Android and iOS App Installation Verification
When any true installation information can’t be identified, the interaction is stopped.
Monitoring Geographical Values
Click spam can be identified by the geographic distance between the click and the associated install. When the distance between the click and the install site exceeds the defined value, installs are marked as geographical outliers and attribution is disabled.
Tracking Click-Download Durations
If the period between an ad click and download is too short, it’s a sign that scammers used click injection to install the software.
Blacklisting
Verification providers utilize algorithms to identify suspected fraudulent sites and apps in fraud practices like click-farming and invalid user traffic. In these systems, data scientists examine apps and websites using a range of experimental, technical, and non-technical models to determine if there is evidence of non-human activity or display manipulation. Data scientists analyze publishers’ records, privacy rules, and other paperwork in addition to automated analyses. The site or application will be blacklisted if evidence of fraud is discovered after all of these examinations. Bots, known fake sites, and data centers that are listed across the industry can also be utilized to avoid fraudulent user traffic and digital ad fraud.
IP Blocking
Validation providers capture the IP address where the ad was served and match it to data center listings using various algorithms for non-human produced traffic. The next step is to stop the source of the fraudulent activity once it has been discovered. The scammer’s access will be limited using this way.

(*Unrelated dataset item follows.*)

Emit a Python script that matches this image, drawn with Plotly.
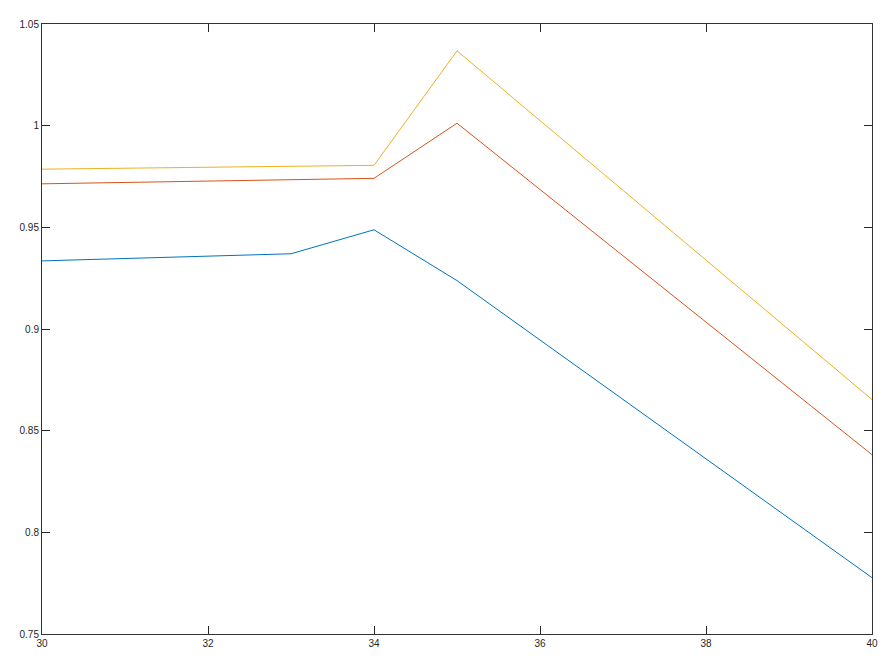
import plotly.graph_objects as go

x_vals = [30, 33, 34, 35, 40]
series1 = [0.9335, 0.9370, 0.9488, 0.9238, 0.7777]
series2 = [0.9714, 0.9734, 0.9741, 1.0012, 0.8382]
series3 = [0.9786, 0.9799, 0.9805, 1.0368, 0.8653]
colors = ["#0072BD", "#D95319", "#EDB120"]

x_ticks = [30, 32, 34, 36, 38, 40]
y_ticks = [0.75, 0.8, 0.85, 0.9, 0.95, 1.0, 1.05]
y_tick_text = ["0.75", "0.8", "0.85", "0.9", "0.95", "1", "1.05"]

fig = go.Figure()
for ys, c in zip([series1, series2, series3], colors):
    fig.add_trace(go.Scatter(x=x_vals, y=ys, mode="lines",
                             line=dict(color=c, width=1), showlegend=False))

axis_common = dict(showgrid=False, zeroline=False, showline=True, linecolor="#333333",
                   linewidth=1, mirror="ticks", ticks="inside", ticklen=8,
                   tickcolor="#262626", tickwidth=1,
                   tickfont=dict(family="Liberation Sans, Arial, sans-serif", size=10, color="#262626"))

fig.update_layout(
    width=888, height=658,
    margin=dict(l=34, r=24, t=10, b=32),
    paper_bgcolor="white", plot_bgcolor="white",
    xaxis=dict(range=[30, 40], tickvals=x_ticks, ticktext=[str(t) for t in x_ticks], **axis_common),
    yaxis=dict(range=[0.75, 1.05], tickvals=y_ticks, ticktext=y_tick_text, **axis_common),
)
fig.write_html("out.html")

Avoiding Excessive Interaction
An abnormally high amount of clicks from a single source may be click spam. As a result, when the number of install-related clicks exceeds the set threshold, attribution is disabled.
Using the Ads.txt, App-ads.txt, Sellers.json, and Buyers.json Standards
To prevent fraudulent activity, publishers and platforms such as SSP, DSP, and ad exchange can publish files like ads.txt, app-ads.txt, sellers.json, and buyers.json on their sites. While these measures will not be able to avoid all of the above-mentioned fraudulent approaches, they will increase transparency, making fraudulent operations more difficult and increasing reliability. According to research, 44% of the sites in Alexa’s top 1000 list publish ads.txt files.
Conclusion
With the rapid advancement of digital advertising technologies, the amount of money spent on it is increasing. Digital ad fraud is a problem that has a significant impact on the ecosystem and is unlikely to go away anytime soon in this process. Thanks to advancements in verification tools and machine learning technologies, the digital advertising sector is prepared to address this issue. In the face of this challenge, publishers that are targets of digital advertising fraud, as well as platforms such as SSPs, DSPs, and ad exchanges, should benefit from the technology and standards that safeguard them.